Bayesian hierarchical models

To predict LAI, I used Bayesian hierarchical models, which are a class of models that allow parameters to vary on multiple levels of abstraction. In our case, it means the model parameters for different fields and years can vary around a common value that preserves similarities among the groups of measurements while allowing for specific differences between the datasets. Their flexibility makes them a strong choice for analyzing complex, multi-level data, such as LAI estimates across different regions and time periods.

To model the relationship between LAI and spectral reflectance, I used spline basis functions with adaptive knot placement.

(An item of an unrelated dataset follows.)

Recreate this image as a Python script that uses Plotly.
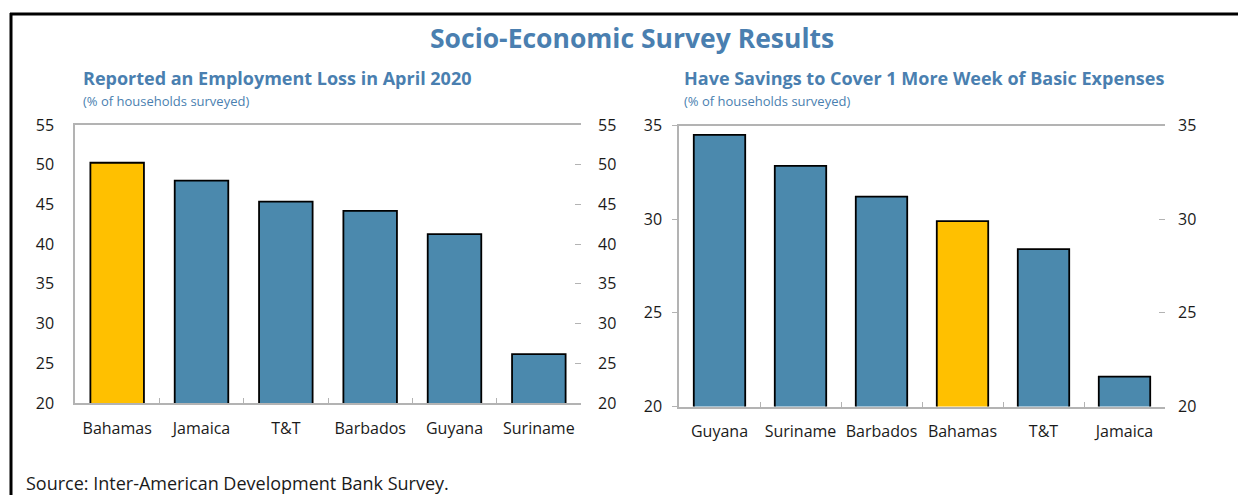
import plotly.graph_objects as go

W, H = 1238, 495

# ---- data ----
title_main = "Socio-Economic Survey Results"
left_title = "Reported an Employment Loss in April 2020"
right_title = "Have Savings to Cover 1 More Week of Basic Expenses"
unit_label = "(% of households surveyed)"
source_text = "Source: Inter-American Development Bank Survey."

left_countries = ["Bahamas", "Jamaica", "T&T", "Barbados", "Guyana", "Suriname"]
left_values = [50.25, 48.0, 45.35, 44.2, 41.25, 26.15]
left_ticks = [20, 25, 30, 35, 40, 45, 50, 55]

right_countries = ["Guyana", "Suriname", "Barbados", "Bahamas", "T&T", "Jamaica"]
right_values = [34.5, 32.85, 31.2, 29.9, 28.4, 21.6]
right_ticks = [20, 25, 30, 35]

highlight = "Bahamas"
BLUE = "#4B89AD"
YELLOW = "#FFC000"
TITLE_BLUE = "#4A7FB0"
GRID = "#B3B3B3"
FONT = "Open Sans"


def px_x(p):
    return p / W


def px_y(p):
    return 1 - p / H


def colors(cs):
    return [YELLOW if c == highlight else BLUE for c in cs]


fig = go.Figure()

fig.add_trace(go.Bar(x=left_countries, y=left_values, xaxis="x", yaxis="y",
                     marker=dict(color=colors(left_countries), line=dict(color="black", width=1.8)),
                     hoverinfo="skip", showlegend=False))
fig.add_trace(go.Scatter(x=left_countries, y=left_values, xaxis="x", yaxis="y3",
                         mode="markers", marker=dict(opacity=0), hoverinfo="skip", showlegend=False))
fig.add_trace(go.Bar(x=right_countries, y=right_values, xaxis="x2", yaxis="y2",
                     marker=dict(color=colors(right_countries), line=dict(color="black", width=1.8)),
                     hoverinfo="skip", showlegend=False))
fig.add_trace(go.Scatter(x=right_countries, y=right_values, xaxis="x2", yaxis="y4",
                         mode="markers", marker=dict(opacity=0), hoverinfo="skip", showlegend=False))

tickfont = dict(family=FONT, size=16, color="#1a1a1a")

L_dom_x = [px_x(75), px_x(581)]
L_dom_y = [px_y(403), px_y(125)]
R_dom_x = [px_x(679), px_x(1165)]
R_dom_y = [px_y(406.5), px_y(125.5)]

xcommon = dict(type="category", showline=True, linecolor=GRID, linewidth=1.5, mirror=True,
               ticks="inside", tickson="boundaries", ticklen=5, tickcolor=GRID,
               tickfont=tickfont, ticklabelstandoff=10, showgrid=False, zeroline=False,
               automargin=False, fixedrange=True)

fig.update_layout(
    width=W, height=H,
    margin=dict(l=0, r=0, t=0, b=0),
    paper_bgcolor="white", plot_bgcolor="white",
    bargap=0.365,
    xaxis=dict(domain=L_dom_x, anchor="y", **xcommon),
    yaxis=dict(domain=L_dom_y, anchor="x", range=[20, 55], tickvals=left_ticks,
               showline=True, linecolor=GRID, linewidth=1.5, ticks="", showgrid=False,
               zeroline=False, tickfont=tickfont, ticklabelstandoff=16, automargin=False),
    yaxis3=dict(overlaying="y", anchor="x", side="right", range=[20, 55], tickvals=left_ticks,
                showline=False, ticks="inside", ticklen=6, tickcolor=GRID, showgrid=False,
                zeroline=False, tickfont=tickfont, ticklabelstandoff=16, automargin=False),
    xaxis2=dict(domain=R_dom_x, anchor="y2", **xcommon),
    yaxis2=dict(domain=R_dom_y, anchor="x2", range=[20, 35], tickvals=right_ticks,
                showline=True, linecolor=GRID, linewidth=1.5, ticks="outside", ticklen=5,
                tickcolor=GRID, showgrid=False, zeroline=False, tickfont=tickfont,
                ticklabelstandoff=7, automargin=False),
    yaxis4=dict(overlaying="y2", anchor="x2", side="right", range=[20, 35], tickvals=right_ticks,
                showline=False, ticks="inside", ticklen=6, tickcolor=GRID, showgrid=False,
                zeroline=False, tickfont=tickfont, ticklabelstandoff=12, automargin=False),
)

annots = [
    dict(text="<b>" + title_main + "</b>", x=px_x(632), y=px_y(38), xanchor="center", yanchor="middle",
         font=dict(family=FONT, size=26.5, color=TITLE_BLUE)),
    dict(text="<b>" + left_title + "</b>", x=px_x(81), y=px_y(78), xanchor="left", yanchor="middle",
         font=dict(family=FONT, size=18, color=TITLE_BLUE)),
    dict(text=unit_label, x=px_x(81), y=px_y(101), xanchor="left", yanchor="middle",
         font=dict(family=FONT, size=13, color=TITLE_BLUE)),
    dict(text="<b>" + right_title + "</b>", x=px_x(682), y=px_y(78), xanchor="left", yanchor="middle",
         font=dict(family=FONT, size=18, color=TITLE_BLUE)),
    dict(text=unit_label, x=px_x(682), y=px_y(101), xanchor="left", yanchor="middle",
         font=dict(family=FONT, size=13, color=TITLE_BLUE)),
    dict(text=source_text, x=px_x(24), y=px_y(483), xanchor="left", yanchor="middle",
         font=dict(family=FONT, size=18, color="#1a1a1a")),
]
for a in annots:
    fig.add_annotation(xref="paper", yref="paper", showarrow=False, **a)

# outer frame (top and left edges)
fig.add_shape(type="line", xref="paper", yref="paper", x0=px_x(10), x1=1, y0=px_y(14), y1=px_y(14),
              line=dict(color="black", width=3))
fig.add_shape(type="line", xref="paper", yref="paper", x0=px_x(11), x1=px_x(11), y0=px_y(13), y1=0,
              line=dict(color="black", width=3))

fig.write_html("out.html", config=dict(displayModeBar=False))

This captures the association between LAI and spectral reflectance at various wavelengths.

I then developed three Bayesian hierarchical generalized linear models with increasing complexity:

Baseline model – All data is pooled together without distinguishing between fields or years.
Model with a dataset-specific bias term (Figure 1) – Introduces a bias parameter for each dataset to account for the variation in scale between the datasets.
Full hierarchical model – Further adds a bias parameter for each year to capture temporal variation.

Figure 1: Dependency graph of the hierarchical model with dataset-specific bias terms. The predictions for each dataset j depend on an individual bias parameter bj, which in turn depends on the shared mean bias parameter b*.

I used MCMC sampling in PyMC to infer a full posterior predictive distribution of all model parameters and LAI predictions for each model.

We wanted to asses how each feature contributes to the model’s predictions by computing feature importance. This method breaks the dependence between correlated features and calculates the relative change in the model’s error before and after breaking that dependence. By doing so, we can identify which wavelengths have the most influence on LAI predictions (Figure 2).

Figure 2: Inferred kernel function and feature importance. (A) shows the posterior distribution of the inferred kernel function. The black line represents the expected kernel. We can relate several ranges of the reflectance spectrum to physical phenomena, namely effects due to green leaf pigment [400–700 nm] and photosynthetic capacity [495–680 nm, peak at 670 nm] and the red edge region [690–720 nm] in the visible light range, as well as the canopy’s water content [1,150 nm–1,260 nm, peak absorption at around 1,200 nm] in the near-infrared range. (B) shows a stem-plot of the relative importance of each feature (enumerated; normalized by the average feature importance) as well as the resulting estimated importance of each wavelength.

Conclusion

Each model performs well in predicting LAI. In addition to the predictions, all three models learn an interpretable kernel-like function of reflectance spectra. The main difference between the models is their complexity and how well the inferred kernel function describes the model. By computing feature importance, we can see how parts of reflectance spectra (which correspond to physical phenomena) contribute to predictions, making the model interpretable. Our analysis showed that adding a bias parameter for each dataset significantly improves the model, while adding a bias for each year increases complexity with little additional gain.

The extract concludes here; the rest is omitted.